So for you to say our list is not very good is not really accurate. I think you mean to say the problem is our list is not very experienced. Then yeah absolutely. Spot on. Agree with you. Give it another year or three whilst these 18-22 year olds move into the 21-25 year olds. Add one or two free agents and then we will start to see something.
I refuse to accept ‘potential’ as ‘performance’. Based on current performance, our list is not very good. It is however packed with potential.
We have a huge list of kids who are very talented and who will make the grade. I'm not going to name them as all regular posters including yourself know them inside out. We also have some kids whom have shown glimpses and may or may not make it. Again we all know who they are too. Remember Joey and BJ took time before they clicked.
You don't know who will make the grade or not. None of us do.

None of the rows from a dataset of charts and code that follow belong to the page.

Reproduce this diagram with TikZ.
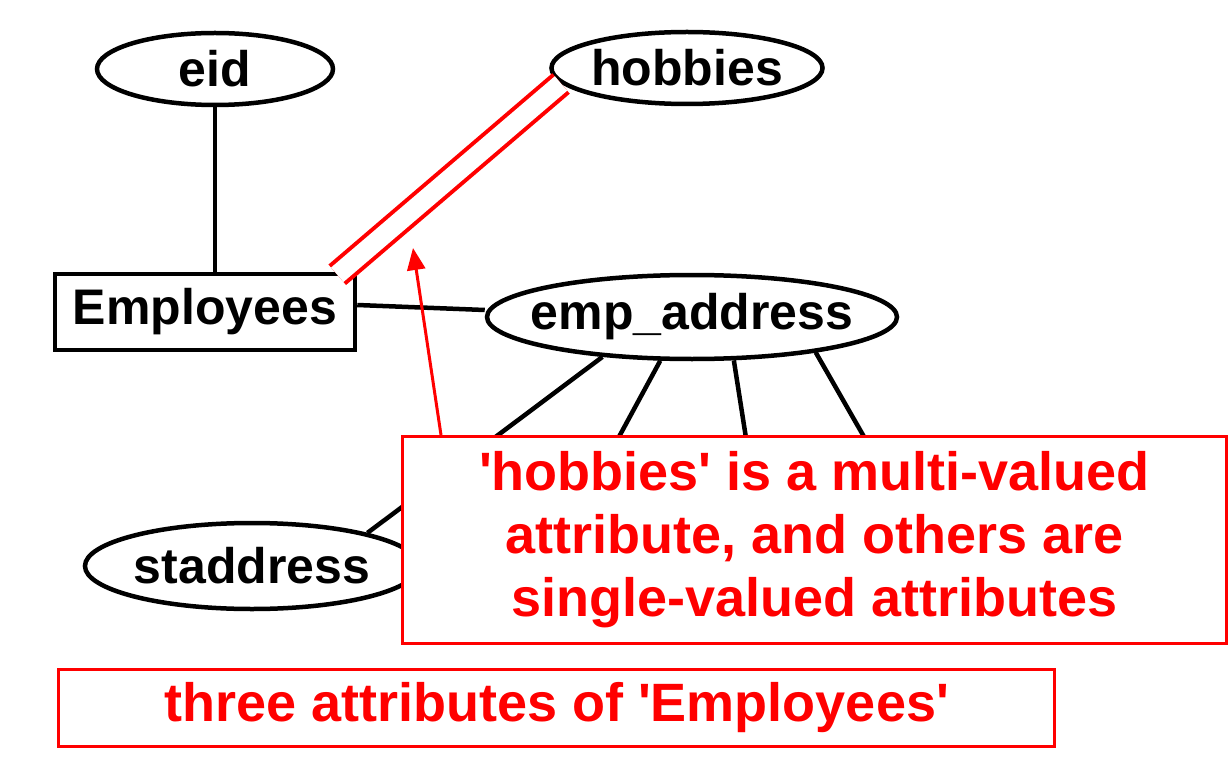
\documentclass[tikz,border=0pt]{standalone}
\usepackage{fontspec}
\setmainfont{Liberation Sans}
\usetikzlibrary{shapes.geometric,arrows.meta}

\newcommand{\sq}{\textquotesingle}

\begin{document}
\begin{tikzpicture}[x=1pt, y=-1pt, line width=4.5pt,
	attr/.style = {draw, ellipse, inner sep=0pt, font=\fontsize{50}{60}\selectfont\bfseries},
	entity/.style = {draw, rectangle, inner sep=0pt, minimum width=300pt, minimum height=76pt, font=\fontsize{50}{60}\selectfont\bfseries},
	note/.style = {draw=red, fill=white, line width=3pt, inner sep=0pt, text=red, align=center, font=\fontsize{54}{63}\selectfont\bfseries}]
	\useasboundingbox (0,0) rectangle (1230,767);
	% entity and its attributes
	\node[entity] (emp) at (205,312) {Employees};
	\node[attr, minimum width=236pt, minimum height=72pt] (eid) at (215,69) {eid};
	\node[attr, minimum width=270pt, minimum height=72pt] (hob) at (687,68) {hobbies};
	\node[attr, inner xsep=-17pt, minimum width=410pt, minimum height=84pt] (addr) at (692,317) {emp\_address};
	\node[attr, minimum width=330pt, minimum height=86pt] (st) at (252,566) {staddress};
	% hidden ends of the other parts of emp_address
	\coordinate (c2) at (601,470);
	\coordinate (c3) at (751,470);
	\coordinate (c4) at (883,470);
	% connectors
	\draw (eid.south) -- (eid.south |- emp.north);
	\draw ([yshift=7pt]emp.east) -- ([yshift=7pt]addr.west);
	\draw (addr.204) -- (st.16);
	\draw (addr.234) -- (c2);
	\draw (addr.314) -- (c3);
	\draw (addr.344) -- (c4);
	\draw[red, line width=4pt, double=white, double distance=19pt] ([xshift=-20pt,yshift=-3pt]emp.north east) -- (hob.187);
	% notes
	\node[note, minimum width=824pt, minimum height=207pt] (note) at (814.5,540) {\sq hobbies\sq\ is a multi-valued\\attribute, and others are\\single-valued attributes};
	\node[note, minimum width=996pt, minimum height=77pt] (cap) at (556.5,708) {three attributes of \sq Employees\sq};
	\coordinate (tip) at (413,248);
	\draw[red, line width=3pt, -{Triangle[length=22pt,width=18pt]}] ([xshift=40pt]note.north west) -- (tip);
\end{tikzpicture}
\end{document}
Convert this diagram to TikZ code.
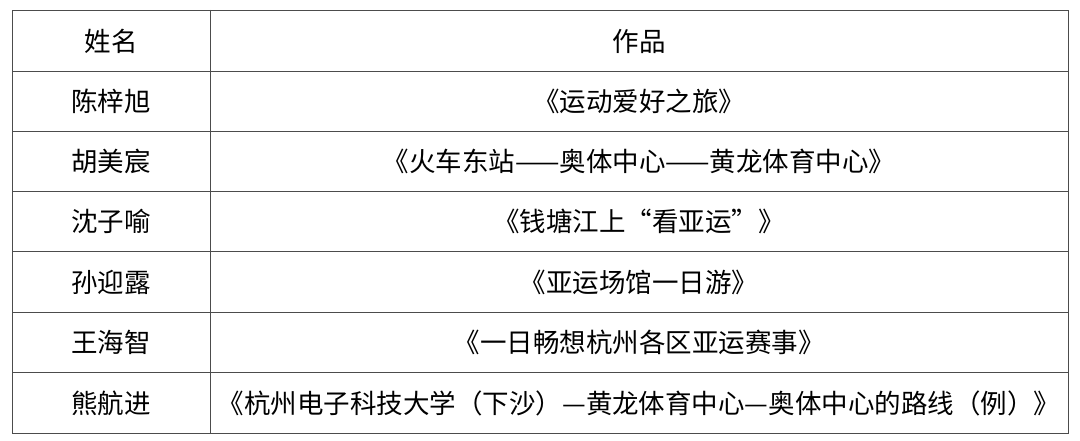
\documentclass[tikz,border=0pt]{standalone}
\usepackage{fontspec}
\newfontfamily\cjk{Noto Sans CJK SC}
\begin{document}
\begin{tikzpicture}[x=1pt,y=-1pt,cell/.style={font=\cjk\fontsize{26.5}{30}\selectfont,inner sep=0pt}]
\useasboundingbox (0,0) rectangle (1080,441);
\fill[white] (0,0) rectangle (1080,441);
\draw[line width=0.8pt,black!70] (12,10) rectangle (1068,433);
\draw[line width=0.8pt,black!70] (210,10) -- (210,433);
\foreach \y in {71,131,191,251,312,372} \draw[line width=0.8pt,black!70] (12,\y) -- (1068,\y);
\node[cell] (h1) at (111,41) {姓名};
\node[cell] (h2) at (639,41) {作品};
\node[cell] (n1) at (111,101) {陈梓旭};
\node[cell] (w1) at (639,101) {《运动爱好之旅》};
\node[cell] (n2) at (111,161) {胡美宸};
\node[cell] (w2) at (639,161) {《火车东站——奥体中心——黄龙体育中心》};
\node[cell] (n3) at (111,221) {沈子喻};
\node[cell] (w3) at (639,221) {《钱塘江上“看亚运”》};
\node[cell] (n4) at (111,282) {孙迎露};
\node[cell] (w4) at (639,282) {《亚运场馆一日游》};
\node[cell] (n5) at (111,342) {王海智};
\node[cell] (w5) at (639,342) {《一日畅想杭州各区亚运赛事》};
\node[cell] (n6) at (111,403) {熊航进};
\node[cell] (w6) at (639,403) {《杭州电子科技大学（下沙）—黄龙体育中心—奥体中心的路线（例）》};
\end{tikzpicture}
\end{document}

It is highly unlikely that everyone we expect to make it, will do, certainly not reach their absolute potential. Law of averages suggests at least one will fail.
There’s no point in the “best 22 under 22” lists that list every kid we have on the list and puts them in position, because about half of them aren’t going to be any good. Maybe a quarter will get released, a quarter will be C-graders and scrape to 50 games. The other half will be AFL players, and its near impossible to say if they’ll be AA-level or not.
Looking at the top 30 picks from 2007 and 2008 drafts, it seems as a rough estimate that a bit over half of players picked in that range will be of a level 7 years later that another AFL club would desire to have them on their list. So that’s roughly something a bit higher than a 40% attrition rate. And that was from the top 30 picks, not overall or including rookie draft picks or delisted talent. We will be lucky (and our staff deserve huge credit) if all of our recent high picks become AA-level stars, let alone the chances of Lonie, Minchington or Murdoch becoming decent enough to start games on merit.
The other conversation on this thread is about rucks, in particular Stanley and Longer. AFL talent assessors have basically admitted that they find it near impossible to project how a ruck will develop; all you can base on is athletic ability, indicators such as body frame, what technique they have, learning capacity etc. But they all but admit they are taking educated guesses with rucks. I reckon the chances of random fans on this forum having any better of an idea with rucks is slim.
So whilst we can all hope Longer and Hickey become AFL legends (and I really like them both), its blind optimism to just pencil them in as top-level AFL players for the next 8 years.